The world’s leading publication for data science, AI, and ML professionals.

Graph Machine Learning with Python Part 4: Supervised & Semi-Supervised Learning

Classifying and Predicting Paintings in the Metropolitan Museum of Art

Network of Paintings in the MET. Image by author
Network of Paintings in the MET. Image by author

Introduction

This story will explore how we can reason from and model graphs using labels via Supervised and Semi-Supervised Learning. I’m going to be using a MET Art Collections dataset that will build on my previous parts on Metrics, Unsupervised Learning, and more. Be sure to check out the previous story before this one to keep up on some of the pieces as I won’t cover all concepts again in this one:

Graph Machine Learning with Python Part 3: Unsupervised Learning

Table of Contents

  1. Feature-based Methods
  2. Embedding-based Methods
  3. Collective Classification
  4. Summary

Feature-based Methods

The easiest approach to conduct Supervised Learning is to use graph measures as features in a new dataset or in addition to an existing dataset. I have seen this method yield positive results for modeling tasks, but it can be really dependent on 1. how you model as a graph (what are the inputs, outputs, edges, etc.) and 2. which metrics to use.

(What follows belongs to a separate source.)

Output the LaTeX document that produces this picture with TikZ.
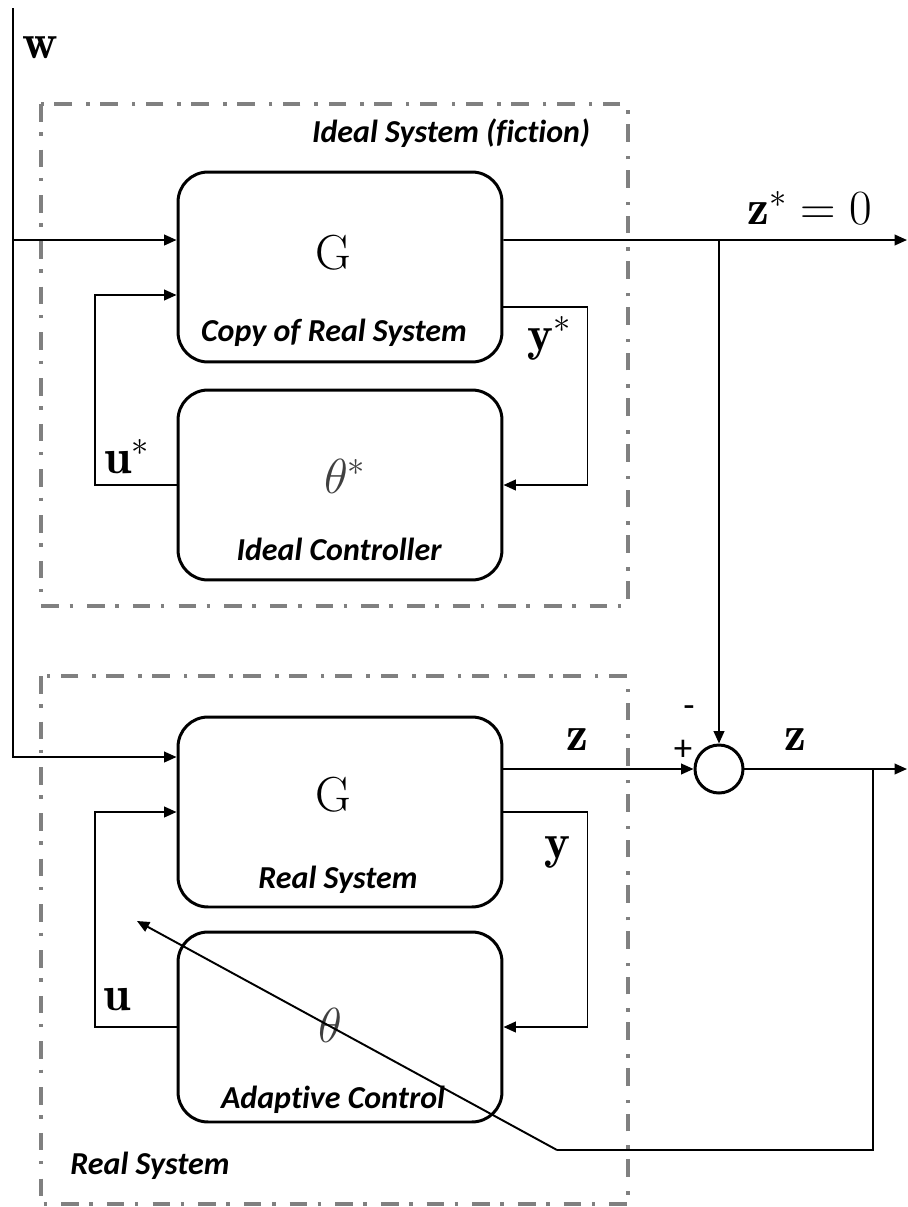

Depending on the prediction task, we could compute node-level, edge-level, and graph-level metrics. These metrics can serve as rich information about the entity itself and also its relationship to other entities. This can be seen as a classical Supervised ML task, but the emphasis here is on Feature Selection. Depending on your prediction task, you may choose different graph metrics to predict for the label.

In our dataset, the label we’ll choose is the "Highlight" field. This choice of the label can change depending on the goal one has, but for this project, the assumption I’m having is that there are a lot of art pieces out there that are worthy of being highlighted (displayed in public domains) but are largely hidden. Let’s see if we can use graphs to create models to help predict which other artworks should be highlighted.

0 10733 
1 305
Name: Highlight, dtype: int64

We see a large class imbalance here, which makes sense since only some artworks are able to be highlighted and usually museums contain a vast collection in their archives.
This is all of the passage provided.